Sulut1news.com, Manado – Badan Pengawas Pemilu (Bawaslu) Republik Indonesia menggelar Diskusi Kelompok Terpumpun dengan tema "Kajian Evaluasi dan Pemilihan Tahun 2024: Tata Kelola Pemilu di Indonesia Sebagai Penguatan Kualitas Demokrasi". Bertempat di Grand Puri Hotel, Manado, Jumat (20/12/2024), acara ini menghadirkan para pakar seperti Ferry Liando, Dekan Fakultas Ilmu Sosial dan Politik Universitas Sam Ratulangi Manado, serta Reidy Sumual, anggota Komisi Penyiaran Indonesia Daerah (KPID) Sulawesi Utara.
Diskusi ini menjadi ajang strategis untuk mengurai berbagai persoalan terkait penyelenggaraan Pemilu 2024, dari transparansi hingga keadilan, sekaligus menawarkan rekomendasi untuk memperkuat tata kelola pemilu di Indonesia.
Transparansi dan Pencegahan Korupsi Jadi Sorotan
Dalam pembahasannya, Reidy Sumual menggarisbawahi pentingnya penerapan Undang-Undang Nomor 14 Tahun 2008 tentang Keterbukaan Informasi Publik. "Keterbukaan informasi adalah fondasi untuk mencegah korupsi dan memastikan kepercayaan publik terhadap proses pemilu," tegasnya.

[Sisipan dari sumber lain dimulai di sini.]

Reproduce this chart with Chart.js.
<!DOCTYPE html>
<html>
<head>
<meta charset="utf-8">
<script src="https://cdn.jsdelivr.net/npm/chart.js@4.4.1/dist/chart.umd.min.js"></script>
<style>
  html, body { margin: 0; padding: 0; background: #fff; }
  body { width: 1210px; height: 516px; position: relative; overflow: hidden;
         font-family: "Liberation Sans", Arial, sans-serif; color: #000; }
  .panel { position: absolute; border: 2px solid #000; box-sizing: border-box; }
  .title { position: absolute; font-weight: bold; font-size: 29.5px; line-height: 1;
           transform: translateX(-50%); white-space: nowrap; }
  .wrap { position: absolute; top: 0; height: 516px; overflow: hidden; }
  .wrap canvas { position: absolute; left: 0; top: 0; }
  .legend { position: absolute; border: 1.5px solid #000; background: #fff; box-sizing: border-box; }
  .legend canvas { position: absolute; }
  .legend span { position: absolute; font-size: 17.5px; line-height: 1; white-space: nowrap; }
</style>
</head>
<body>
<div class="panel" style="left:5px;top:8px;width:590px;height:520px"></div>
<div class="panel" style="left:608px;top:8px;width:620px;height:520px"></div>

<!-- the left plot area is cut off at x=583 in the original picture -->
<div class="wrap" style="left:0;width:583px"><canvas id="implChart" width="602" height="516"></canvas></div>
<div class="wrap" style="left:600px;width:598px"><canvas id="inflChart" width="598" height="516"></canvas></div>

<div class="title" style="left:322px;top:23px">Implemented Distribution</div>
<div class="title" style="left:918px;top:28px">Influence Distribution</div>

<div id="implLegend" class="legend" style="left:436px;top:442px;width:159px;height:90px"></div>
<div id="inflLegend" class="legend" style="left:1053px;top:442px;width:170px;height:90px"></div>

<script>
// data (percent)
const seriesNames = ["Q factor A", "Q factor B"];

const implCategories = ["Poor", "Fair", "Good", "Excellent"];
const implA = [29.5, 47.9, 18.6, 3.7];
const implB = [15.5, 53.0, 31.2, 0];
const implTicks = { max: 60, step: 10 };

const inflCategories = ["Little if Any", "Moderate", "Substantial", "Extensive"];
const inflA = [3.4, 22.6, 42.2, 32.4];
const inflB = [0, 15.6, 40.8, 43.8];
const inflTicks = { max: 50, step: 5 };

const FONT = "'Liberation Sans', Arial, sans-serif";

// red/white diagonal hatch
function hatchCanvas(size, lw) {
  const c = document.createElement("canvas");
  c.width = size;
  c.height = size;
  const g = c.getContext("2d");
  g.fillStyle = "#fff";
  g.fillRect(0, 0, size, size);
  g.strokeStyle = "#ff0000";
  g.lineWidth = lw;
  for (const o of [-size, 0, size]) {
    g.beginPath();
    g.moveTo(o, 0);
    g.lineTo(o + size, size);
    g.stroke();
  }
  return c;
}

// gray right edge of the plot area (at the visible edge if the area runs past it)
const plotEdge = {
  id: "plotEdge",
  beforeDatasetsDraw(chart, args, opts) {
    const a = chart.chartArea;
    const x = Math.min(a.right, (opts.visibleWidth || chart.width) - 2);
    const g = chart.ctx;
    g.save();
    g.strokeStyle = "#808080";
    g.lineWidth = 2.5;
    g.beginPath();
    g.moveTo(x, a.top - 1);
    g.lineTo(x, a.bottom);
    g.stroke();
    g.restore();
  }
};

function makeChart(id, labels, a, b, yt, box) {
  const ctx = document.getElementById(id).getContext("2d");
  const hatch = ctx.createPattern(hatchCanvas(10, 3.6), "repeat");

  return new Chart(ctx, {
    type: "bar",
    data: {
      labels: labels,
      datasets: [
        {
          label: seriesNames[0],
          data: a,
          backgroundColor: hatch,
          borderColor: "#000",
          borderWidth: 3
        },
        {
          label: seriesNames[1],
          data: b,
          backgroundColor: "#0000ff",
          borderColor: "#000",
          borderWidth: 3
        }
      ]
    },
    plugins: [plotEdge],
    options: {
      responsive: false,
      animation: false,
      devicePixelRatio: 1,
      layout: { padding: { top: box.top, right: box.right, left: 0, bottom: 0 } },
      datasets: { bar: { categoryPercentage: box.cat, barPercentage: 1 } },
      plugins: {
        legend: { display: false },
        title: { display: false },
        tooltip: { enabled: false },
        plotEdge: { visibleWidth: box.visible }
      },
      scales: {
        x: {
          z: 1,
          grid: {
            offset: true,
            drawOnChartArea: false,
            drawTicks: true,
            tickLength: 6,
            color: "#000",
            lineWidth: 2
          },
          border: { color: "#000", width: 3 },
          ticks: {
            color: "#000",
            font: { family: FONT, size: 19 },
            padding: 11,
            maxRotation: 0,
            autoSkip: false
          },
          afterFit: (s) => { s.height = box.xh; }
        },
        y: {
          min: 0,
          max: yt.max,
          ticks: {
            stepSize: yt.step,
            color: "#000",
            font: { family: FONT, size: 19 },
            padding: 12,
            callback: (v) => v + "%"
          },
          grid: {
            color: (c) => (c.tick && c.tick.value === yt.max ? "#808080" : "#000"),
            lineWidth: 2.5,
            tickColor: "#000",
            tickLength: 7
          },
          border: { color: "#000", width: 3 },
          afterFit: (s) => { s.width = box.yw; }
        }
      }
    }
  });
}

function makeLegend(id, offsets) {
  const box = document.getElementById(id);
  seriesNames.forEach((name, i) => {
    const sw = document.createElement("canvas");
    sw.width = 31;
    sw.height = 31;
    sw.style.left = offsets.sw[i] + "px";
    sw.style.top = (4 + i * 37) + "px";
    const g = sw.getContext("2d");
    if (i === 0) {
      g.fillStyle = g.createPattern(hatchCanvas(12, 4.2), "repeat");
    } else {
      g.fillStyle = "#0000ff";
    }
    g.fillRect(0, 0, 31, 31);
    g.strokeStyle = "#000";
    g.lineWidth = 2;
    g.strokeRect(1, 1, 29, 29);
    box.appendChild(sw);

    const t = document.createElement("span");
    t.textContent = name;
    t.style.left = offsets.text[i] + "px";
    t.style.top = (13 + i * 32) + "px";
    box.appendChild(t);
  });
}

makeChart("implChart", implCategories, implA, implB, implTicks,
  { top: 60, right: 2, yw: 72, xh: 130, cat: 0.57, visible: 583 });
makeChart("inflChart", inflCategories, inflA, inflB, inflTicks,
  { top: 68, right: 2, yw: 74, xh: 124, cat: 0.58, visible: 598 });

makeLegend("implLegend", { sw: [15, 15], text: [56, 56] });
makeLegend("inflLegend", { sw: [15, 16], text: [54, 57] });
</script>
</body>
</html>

Ia juga menyoroti bahwa pengelolaan anggaran pemilu harus bebas dari penyimpangan untuk menjaga integritas demokrasi.
Evaluasi Penyelenggaraan Pemilu
Diskusi ini menggali berbagai tantangan Pemilu 2024, mulai dari persiapan peserta hingga hak-hak pemilih. Salah satu isu yang dibahas adalah efektivitas koordinasi antara tiga lembaga penyelenggara, yakni Komisi Pemilihan Umum (KPU), Bawaslu, dan Dewan Kehormatan Penyelenggara Pemilu (DKPP). Menurut Ferry Liando, sistem unik ini sebenarnya bertujuan memperkuat transparansi, tetapi praktiknya seringkali masih menghadapi kendala.
Ia juga menyoroti penurunan partisipasi pemilih di Pilkada yang mencapai angka kurang dari 60% di beberapa daerah. "Kelelahan politik yang dirasakan masyarakat, akibat jadwal Pilkada yang berdekatan dengan Pilpres, menjadi salah satu penyebab utama," ungkap Ferry.
Tantangan Sosial dan Politik
Selain aspek teknis, faktor sosial-politik juga menjadi tantangan besar. Salah satunya adalah potensi penyalahgunaan sumber daya negara untuk mendukung kandidat tertentu. "Ketika ASN, TNI, atau Polri dimobilisasi untuk kepentingan politik, itu menciderai demokrasi," ujar seorang narasumber.
Sementara itu, tantangan digitalisasi pemilu turut menjadi perhatian. Di wilayah terpencil dengan akses internet terbatas, penerapan teknologi pemilu dianggap masih belum optimal. "Digitalisasi seharusnya menjadi solusi, bukan sumber masalah baru," tambah Reidy.
Harapan untuk Pemilu Berkualitas
Dialog interaktif yang digelar dalam diskusi ini menghadirkan berbagai pandangan segar, termasuk dari Ketua PWI Kota Manado, Joppy Senduk. Ia mengkritisi kesan kurang transparannya penanganan pelanggaran pemilu oleh Bawaslu, yang menurutnya perlu diperbaiki untuk mengembalikan kepercayaan masyarakat.
Diskusi ini pun ditutup dengan seruan optimisme. Bawaslu berharap hasil kajian ini menjadi pijakan untuk menghadirkan Pemilu 2024 yang lebih inklusif, transparan, dan adil.
"Pemilu bukan hanya sekadar memilih, tetapi juga mencerminkan kualitas demokrasi bangsa. Semua pihak, mulai dari pemerintah, penyelenggara, hingga masyarakat, harus berkontribusi menjaga kejujuran dan integritas proses pemilu," tutup salah satu pembicara dengan tegas.